The first single off Anthony's sophomore album, "Kinda Into You", came out on April 15, 2022. On August 5, 2022, she released the second single, "Stupid Girl", which the Alternative Press compared to the sounds of American singer-songwriters Olivia Rodrigo and Maggie Lindemann. Throughout 2022, she opened for Hey Violet's West Coast tour and Leah Kate's European tour, testing songs for her sophomore album. The latter tour coincided with the release of "Should've Known Better", the third single off her sophomore album. In January 2023, she released "Another Regret", the fourth single. Following the release of the fifth single, "Can't Hold Back", in March 2023, Anthony was featured in People magazine's list of emerging artists.

New Disaster, Anthony's sophomore album, came out on May 12, 2023, exactly five years after she sang at Pink's concert. In a review of the album, Out Now Magazine remarked that the album had "a lyrical depth and directness that you wouldn’t expect from a 17-year-old". Billboard included the album's title track in their top 10 songs of the week.

== Artistry ==
Anthony's first album, Real Life, had a contemporary pop sound. The release of "How Cute" in 2021 represented a venture into a more pop-rock sound. Her sophomore album, New Disaster, has largely been described as pop-punk with rock elements and noted for its high energy and angst.
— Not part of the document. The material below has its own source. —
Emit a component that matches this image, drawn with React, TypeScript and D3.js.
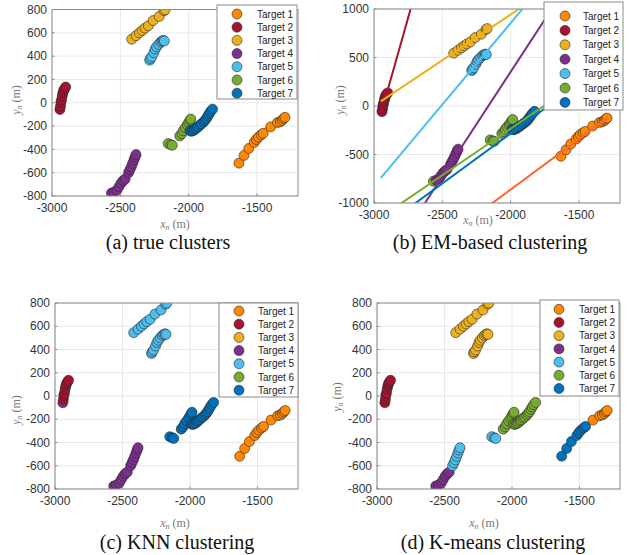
import React from "react";
import * as d3 from "d3";

// legend names + matlab-ish colors
const targetNames = ["Target 1", "Target 2", "Target 3", "Target 4", "Target 5", "Target 6", "Target 7"];
const targetColors = ["#FF8800", "#A2142F", "#EDB120", "#7E2F8E", "#4DBEEE", "#77AC30", "#0072BD"];
const lineColors = ["#FF6633", "#A2142F", "#EDB120", "#7E2F8E", "#4DBEEE", "#77AC30", "#0072BD"];

// measured positions, grouped by true target
const target1 = [[-1632, -518], [-1595, -452], [-1560, -392], [-1520, -340], [-1505, -315], [-1490, -295], [-1470, -275], [-1455, -262], [-1400, -207], [-1350, -170], [-1330, -163], [-1315, -150], [-1305, -135], [-1295, -125]];
const target2 = [[-2942, -58], [-2938, -30], [-2935, 5], [-2930, 25], [-2925, 60], [-2920, 85], [-2915, 105], [-2908, 120], [-2900, 135]];
const target3 = [[-2417, 545], [-2385, 575], [-2360, 600], [-2340, 620], [-2320, 640], [-2295, 660], [-2260, 705], [-2215, 740], [-2180, 790], [-2172, 798]];
const target4 = [[-2565, -775], [-2545, -765], [-2525, -750], [-2510, -720], [-2495, -690], [-2480, -670], [-2465, -655], [-2440, -600], [-2430, -575], [-2420, -550], [-2410, -520], [-2400, -490], [-2392, -465], [-2385, -445]];
const target5 = [[-2285, 365], [-2280, 380], [-2270, 395], [-2255, 430], [-2245, 460], [-2235, 480], [-2220, 500], [-2205, 520], [-2195, 530], [-2185, 535], [-2178, 530]];
const target6 = [[-2150, -350], [-2130, -360], [-2120, -365], [-2065, -285], [-2050, -265], [-2040, -240], [-2025, -215], [-2010, -190], [-2000, -170], [-1990, -150], [-1985, -140]];
const target7 = [[-1990, -240], [-1980, -245], [-1970, -240], [-1960, -235], [-1950, -225], [-1940, -215], [-1930, -205], [-1915, -190], [-1905, -180], [-1890, -165], [-1880, -150], [-1870, -135], [-1860, -115], [-1850, -95], [-1840, -75], [-1825, -55]];
const targets = [target1, target2, target3, target4, target5, target6, target7];

// cluster labels given by each method, same order as the points above
const trueLabels = [
  [1, 1, 1, 1, 1, 1, 1, 1, 1, 1, 1, 1, 1, 1],
  [2, 2, 2, 2, 2, 2, 2, 2, 2],
  [3, 3, 3, 3, 3, 3, 3, 3, 3, 3],
  [4, 4, 4, 4, 4, 4, 4, 4, 4, 4, 4, 4, 4, 4],
  [5, 5, 5, 5, 5, 5, 5, 5, 5, 5, 5],
  [6, 6, 6, 6, 6, 6, 6, 6, 6, 6, 6],
  [7, 7, 7, 7, 7, 7, 7, 7, 7, 7, 7, 7, 7, 7, 7, 7],
];
const emLabels = [
  [1, 1, 1, 1, 1, 1, 1, 1, 1, 1, 1, 1, 1, 1],
  [2, 2, 2, 2, 2, 2, 2, 2, 2],
  [3, 3, 3, 3, 3, 3, 3, 3, 3, 3],
  [6, 4, 4, 4, 4, 4, 4, 4, 4, 4, 4, 4, 4, 4],
  [5, 5, 5, 5, 5, 5, 5, 5, 5, 5, 5],
  [6, 6, 6, 6, 6, 6, 6, 6, 6, 6, 6],
  [7, 7, 7, 7, 7, 7, 7, 7, 7, 7, 7, 7, 7, 7, 7, 7],
];
const knnLabels = [
  [1, 1, 1, 1, 1, 1, 1, 1, 1, 1, 1, 1, 1, 1],
  [4, 2, 2, 2, 2, 2, 2, 2, 2],
  [5, 5, 5, 5, 5, 5, 5, 5, 5, 5],
  [4, 4, 4, 4, 4, 4, 4, 4, 4, 4, 4, 4, 4, 4],
  [5, 5, 5, 5, 5, 5, 5, 5, 5, 5, 5],
  [7, 7, 7, 7, 7, 7, 7, 7, 7, 7, 7],
  [7, 7, 7, 7, 7, 7, 7, 7, 7, 7, 7, 7, 7, 7, 7, 7],
];
const kmeansLabels = [
  [7, 7, 7, 7, 7, 7, 7, 7, 1, 1, 1, 1, 1, 1],
  [2, 2, 2, 2, 2, 2, 2, 2, 2],
  [3, 3, 3, 3, 3, 3, 3, 3, 3, 3],
  [4, 4, 4, 4, 4, 4, 4, 5, 5, 5, 5, 5, 5, 5],
  [3, 3, 3, 3, 3, 3, 3, 3, 3, 3, 3],
  [5, 5, 5, 6, 6, 6, 6, 6, 6, 6, 6],
  [6, 6, 6, 6, 6, 6, 6, 6, 6, 6, 6, 6, 6, 6, 6, 6],
];

// EM fitted lines, [x1, y1, x2, y2] in data units
const emLines = [
  [-2950, -1849, -1290, -122],
  [-2950, -85, -1290, 8180],
  [-2950, 47, -1290, 1612],
  [-2950, -1697, -1290, 1884],
  [-2950, -741, -1290, 2048],
  [-2950, -1146, -1290, 448],
  [-2950, -1262, -1290, 448],
];

const xTicks = [-3000, -2500, -2000, -1500];
const yTicksSmall = [-800, -600, -400, -200, 0, 200, 400, 600, 800];
const yTicksBig = [-1000, -500, 0, 500, 1000];

const panels = [
  {
    id: "a", left: 52, top: 9.5, right: 298, bottom: 196, yDomain: [-800, 800], yTicks: yTicksSmall,
    labels: trueLabels, lines: null,
    legend: { x: 217, y: 5, w: 80, h: 94, first: 14, row: 13.2, mx: 237, tx: 257 },
    caption: "(a) true clusters", capX: 168, capY: 249,
    xLab: [175, 228], yLab: [20, 100],
  },
  {
    id: "b", left: 374, top: 9, right: 620, bottom: 203, yDomain: [-1000, 1000], yTicks: yTicksBig,
    labels: emLabels, lines: emLines,
    legend: { x: 544, y: 2, w: 79, h: 108, first: 16, row: 14.4, mx: 565, tx: 583 },
    caption: "(b) EM-based clustering", capX: 490, capY: 249,
    xLab: [478, 224], yLab: [344, 100],
  },
  {
    id: "c", left: 55, top: 303, right: 298, bottom: 489, yDomain: [-800, 800], yTicks: yTicksSmall,
    labels: knnLabels, lines: null,
    legend: { x: 219, y: 303, w: 79, h: 94, first: 311, row: 13.2, mx: 239, tx: 258 },
    caption: "(c) KNN clustering", capX: 177, capY: 549,
    xLab: [175, 527], yLab: [20, 410],
  },
  {
    id: "d", left: 377, top: 303, right: 620, bottom: 489, yDomain: [-800, 800], yTicks: yTicksSmall,
    labels: kmeansLabels, lines: null,
    legend: { x: 540, y: 300, w: 79, h: 96, first: 309.3, row: 13.2, mx: 559, tx: 579 },
    caption: "(d) K-means clustering", capX: 493, capY: 549,
    xLab: [484, 527], yLab: [341, 397],
  },
];

const sansFont = "'Liberation Sans', Arial, sans-serif";
const serifFont = "'Liberation Serif', 'Times New Roman', serif";

function Panel({ p }: { p: any }) {
  const x = d3.scaleLinear().domain([-3000, -1200]).range([p.left, p.right]);
  const y = d3.scaleLinear().domain(p.yDomain).range([p.bottom, p.top]);
  const clipId = "clip-" + p.id;
  const pts: { x: number; y: number; k: number }[] = [];
  targets.forEach((group, gi) => {
    group.forEach((d, di) => pts.push({ x: d[0], y: d[1], k: p.labels[gi][di] }));
  });
  const lg = p.legend;

  return (
    <g>
      <defs>
        <clipPath id={clipId}>
          <rect x={p.left} y={p.top} width={p.right - p.left} height={p.bottom - p.top} />
        </clipPath>
      </defs>
      <rect x={p.left} y={p.top} width={p.right - p.left} height={p.bottom - p.top} fill="#fff" />
      {/* grid */}
      {xTicks.map((t) => (
        <line key={"gx" + t} x1={x(t)} x2={x(t)} y1={p.top} y2={p.bottom} stroke="#e3e3e3" strokeWidth={0.8} />
      ))}
      {p.yTicks.map((t: number) => (
        <line key={"gy" + t} x1={p.left} x2={p.right} y1={y(t)} y2={y(t)} stroke="#e3e3e3" strokeWidth={0.8} />
      ))}
      <g clipPath={`url(#${clipId})`}>
        {pts.map((d, i) => (
          <circle key={i} cx={x(d.x)} cy={y(d.y)} r={5} fill={targetColors[d.k - 1]} stroke="#2a2a2a" strokeWidth={0.6} />
        ))}
        {p.lines &&
          p.lines.map((l: number[], i: number) => (
            <line key={"l" + i} x1={x(l[0])} y1={y(l[1])} x2={x(l[2])} y2={y(l[3])} stroke={lineColors[i]} strokeWidth={2} />
          ))}
      </g>
      {/* frame */}
      <rect x={p.left} y={p.top} width={p.right - p.left} height={p.bottom - p.top} fill="none" stroke="#8a8a8a" strokeWidth={1} />
      {xTicks.map((t) => (
        <g key={"tx" + t}>
          <line x1={x(t)} x2={x(t)} y1={p.bottom} y2={p.bottom - 2.5} stroke="#8a8a8a" />
          <text x={x(t)} y={p.bottom + 16} textAnchor="middle" fontFamily={sansFont} fontSize={12} fill="#333">
            {t}
          </text>
        </g>
      ))}
      {p.yTicks.map((t: number) => (
        <g key={"ty" + t}>
          <line x1={p.left} x2={p.left + 2.5} y1={y(t)} y2={y(t)} stroke="#8a8a8a" />
          <text x={p.left - 5} y={y(t) + 4.2} textAnchor="end" fontFamily={sansFont} fontSize={12} fill="#333">
            {t}
          </text>
        </g>
      ))}
      {/* axis labels */}
      <text x={p.xLab[0]} y={p.xLab[1]} textAnchor="middle" fontFamily={serifFont} fontSize={12} fill="#7a7a7a">
        <tspan fontStyle="italic">x</tspan>
        <tspan fontStyle="italic" fontSize={8} dy={2}>n</tspan>
        <tspan dy={-2}> (m)</tspan>
      </text>
      <text
        transform={`translate(${p.yLab[0]},${p.yLab[1]}) rotate(-90)`}
        textAnchor="middle"
        fontFamily={serifFont}
        fontSize={12}
        fill="#7a7a7a"
      >
        <tspan fontStyle="italic">y</tspan>
        <tspan fontStyle="italic" fontSize={8} dy={2}>n</tspan>
        <tspan dy={-2}> (m)</tspan>
      </text>
      {/* legend */}
      <rect x={lg.x} y={lg.y} width={lg.w} height={lg.h} fill="#fff" stroke="#8a8a8a" strokeWidth={1} />
      {targetNames.map((name, i) => (
        <g key={name}>
          <circle cx={lg.mx} cy={lg.first + i * lg.row} r={5} fill={targetColors[i]} stroke="#2a2a2a" strokeWidth={0.6} />
          <text x={lg.tx} y={lg.first + i * lg.row + 3.6} fontFamily={sansFont} fontSize={10} fill="#222">
            {name}
          </text>
        </g>
      ))}
      <text x={p.capX} y={p.capY} textAnchor="middle" fontFamily={serifFont} fontSize={20} fill="#111">
        {p.caption}
      </text>
    </g>
  );
}

export default function App() {
  return (
    <svg
      width={632}
      height={555}
      style={{ position: "absolute", left: 0, top: 0, background: "#fff" }}
    >
      <rect width={632} height={555} fill="#fff" />
      {panels.map((p) => (
        <Panel key={p.id} p={p} />
      ))}
    </svg>
  );
}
Anthony is involved in every step of the creative process, including conceptualizing and co-directing all her music videos. In an interview with SOCAN, she explained:It’s really important to me to see a song through the finish line, because I’m the only one who really knows what it’s about, and can get into the nuance of the way it would look if you made it into a picture, and if you made it into a video. And so, in the end, everything that I release, it has my name on it, and I want it to really be mine, and give as much input and vision that I can into it. And what’s even more important to me than that, is that I can really make sure that I get the most out of the story, the most out of the writing, and take it all the way to its full potential.